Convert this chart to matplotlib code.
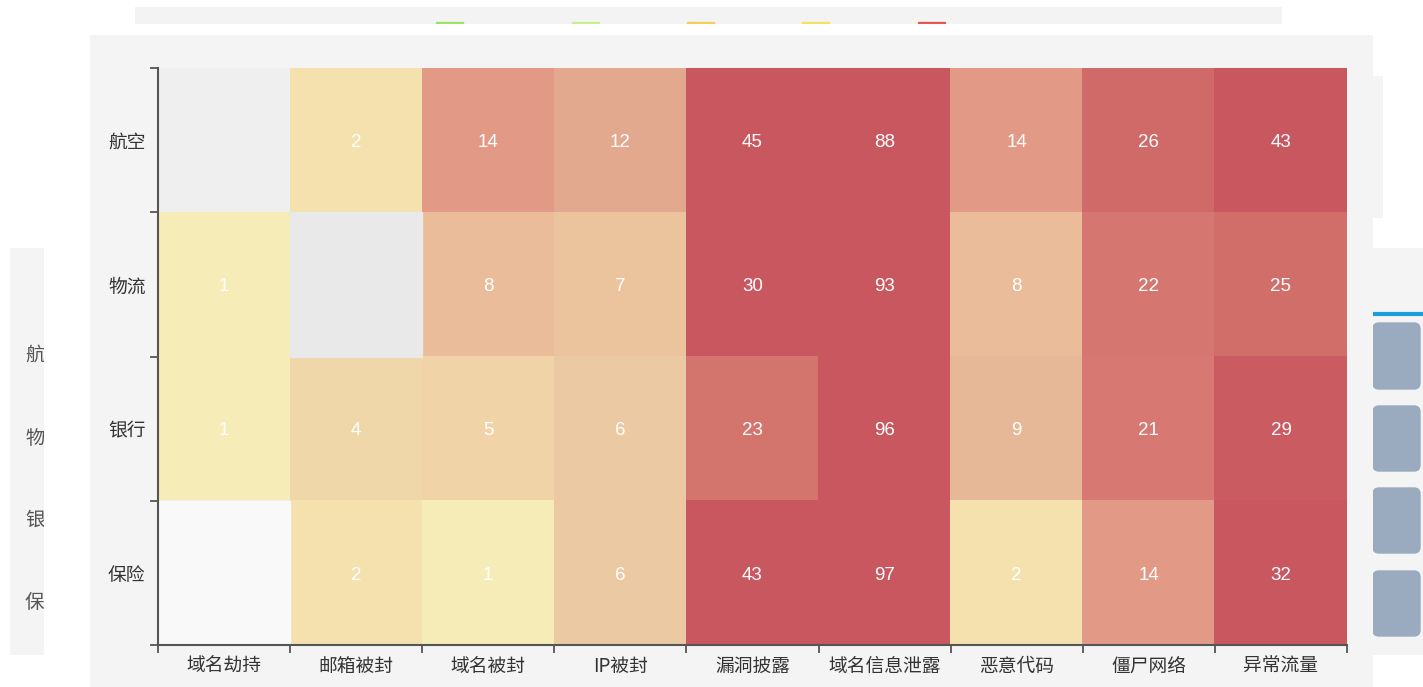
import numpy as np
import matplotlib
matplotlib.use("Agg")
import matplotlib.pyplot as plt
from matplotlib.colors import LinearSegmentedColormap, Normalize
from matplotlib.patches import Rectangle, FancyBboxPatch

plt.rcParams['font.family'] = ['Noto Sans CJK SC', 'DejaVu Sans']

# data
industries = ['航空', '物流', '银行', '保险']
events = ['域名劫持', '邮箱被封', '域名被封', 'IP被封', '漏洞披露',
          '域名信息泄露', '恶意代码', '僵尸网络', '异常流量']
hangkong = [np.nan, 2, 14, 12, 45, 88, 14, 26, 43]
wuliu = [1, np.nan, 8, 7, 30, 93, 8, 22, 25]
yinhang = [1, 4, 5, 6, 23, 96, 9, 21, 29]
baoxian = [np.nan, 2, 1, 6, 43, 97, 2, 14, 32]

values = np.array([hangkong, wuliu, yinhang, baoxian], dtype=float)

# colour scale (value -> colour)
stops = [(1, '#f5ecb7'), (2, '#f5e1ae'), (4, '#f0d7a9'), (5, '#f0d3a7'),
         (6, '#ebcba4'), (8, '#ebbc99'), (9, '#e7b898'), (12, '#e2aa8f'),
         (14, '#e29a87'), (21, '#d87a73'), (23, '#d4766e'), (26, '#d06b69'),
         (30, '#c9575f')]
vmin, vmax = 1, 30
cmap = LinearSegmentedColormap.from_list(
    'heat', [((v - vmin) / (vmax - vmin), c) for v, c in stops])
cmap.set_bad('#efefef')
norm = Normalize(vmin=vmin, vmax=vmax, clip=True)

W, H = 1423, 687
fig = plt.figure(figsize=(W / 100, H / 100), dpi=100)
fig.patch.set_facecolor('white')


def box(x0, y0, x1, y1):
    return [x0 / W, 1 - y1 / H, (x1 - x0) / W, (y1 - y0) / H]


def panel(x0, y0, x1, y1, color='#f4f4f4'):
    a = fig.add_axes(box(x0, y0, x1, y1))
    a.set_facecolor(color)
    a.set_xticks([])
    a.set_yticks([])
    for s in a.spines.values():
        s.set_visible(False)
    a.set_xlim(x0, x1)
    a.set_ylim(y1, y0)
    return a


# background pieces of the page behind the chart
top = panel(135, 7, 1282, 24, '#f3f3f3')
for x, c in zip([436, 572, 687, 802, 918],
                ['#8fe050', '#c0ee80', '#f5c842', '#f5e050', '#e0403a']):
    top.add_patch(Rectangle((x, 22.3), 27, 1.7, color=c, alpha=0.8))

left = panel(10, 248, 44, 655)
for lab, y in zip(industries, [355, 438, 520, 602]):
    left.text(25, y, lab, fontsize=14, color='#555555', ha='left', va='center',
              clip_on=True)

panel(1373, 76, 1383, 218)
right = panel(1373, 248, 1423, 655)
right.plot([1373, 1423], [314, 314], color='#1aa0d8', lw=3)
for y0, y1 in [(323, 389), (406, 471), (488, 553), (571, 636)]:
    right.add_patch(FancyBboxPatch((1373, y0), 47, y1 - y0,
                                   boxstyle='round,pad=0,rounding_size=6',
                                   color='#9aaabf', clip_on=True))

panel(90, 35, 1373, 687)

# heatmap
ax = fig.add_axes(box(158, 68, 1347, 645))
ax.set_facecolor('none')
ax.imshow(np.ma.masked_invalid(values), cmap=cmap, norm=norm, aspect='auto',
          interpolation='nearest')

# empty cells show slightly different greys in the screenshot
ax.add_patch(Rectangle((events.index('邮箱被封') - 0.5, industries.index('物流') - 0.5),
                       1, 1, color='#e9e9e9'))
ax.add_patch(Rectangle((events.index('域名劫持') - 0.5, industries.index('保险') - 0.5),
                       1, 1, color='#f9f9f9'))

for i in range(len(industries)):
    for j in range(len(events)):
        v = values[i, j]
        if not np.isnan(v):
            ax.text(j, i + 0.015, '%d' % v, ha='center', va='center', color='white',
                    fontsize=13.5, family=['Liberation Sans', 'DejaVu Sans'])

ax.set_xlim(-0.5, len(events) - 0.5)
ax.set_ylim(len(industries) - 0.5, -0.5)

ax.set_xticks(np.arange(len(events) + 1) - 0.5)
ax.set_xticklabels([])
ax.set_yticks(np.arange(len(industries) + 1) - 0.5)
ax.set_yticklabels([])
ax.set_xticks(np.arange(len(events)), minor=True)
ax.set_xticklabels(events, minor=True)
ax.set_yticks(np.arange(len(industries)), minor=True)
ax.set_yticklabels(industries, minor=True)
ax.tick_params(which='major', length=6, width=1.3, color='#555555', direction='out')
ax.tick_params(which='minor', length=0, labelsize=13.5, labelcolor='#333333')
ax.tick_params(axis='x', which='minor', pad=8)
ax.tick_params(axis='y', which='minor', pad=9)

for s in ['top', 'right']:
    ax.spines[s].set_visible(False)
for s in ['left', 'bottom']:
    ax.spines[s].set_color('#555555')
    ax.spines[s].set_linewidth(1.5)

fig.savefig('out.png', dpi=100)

□ □ □ □

Stated problem |
Starting with the first line of the data above and ending with the line containing "baoxian = [np.nan, 2, 1, 6, 43, 97, 2, 14, 32]", please restate every line exactly, leaving images out.

Solution to the exercise |
Convert this chart to matplotlib code.
import numpy as np
import matplotlib
matplotlib.use("Agg")
import matplotlib.pyplot as plt
from matplotlib.colors import LinearSegmentedColormap, Normalize
from matplotlib.patches import Rectangle, FancyBboxPatch

plt.rcParams['font.family'] = ['Noto Sans CJK SC', 'DejaVu Sans']

# data
industries = ['航空', '物流', '银行', '保险']
events = ['域名劫持', '邮箱被封', '域名被封', 'IP被封', '漏洞披露',
          '域名信息泄露', '恶意代码', '僵尸网络', '异常流量']
hangkong = [np.nan, 2, 14, 12, 45, 88, 14, 26, 43]
wuliu = [1, np.nan, 8, 7, 30, 93, 8, 22, 25]
yinhang = [1, 4, 5, 6, 23, 96, 9, 21, 29]
baoxian = [np.nan, 2, 1, 6, 43, 97, 2, 14, 32]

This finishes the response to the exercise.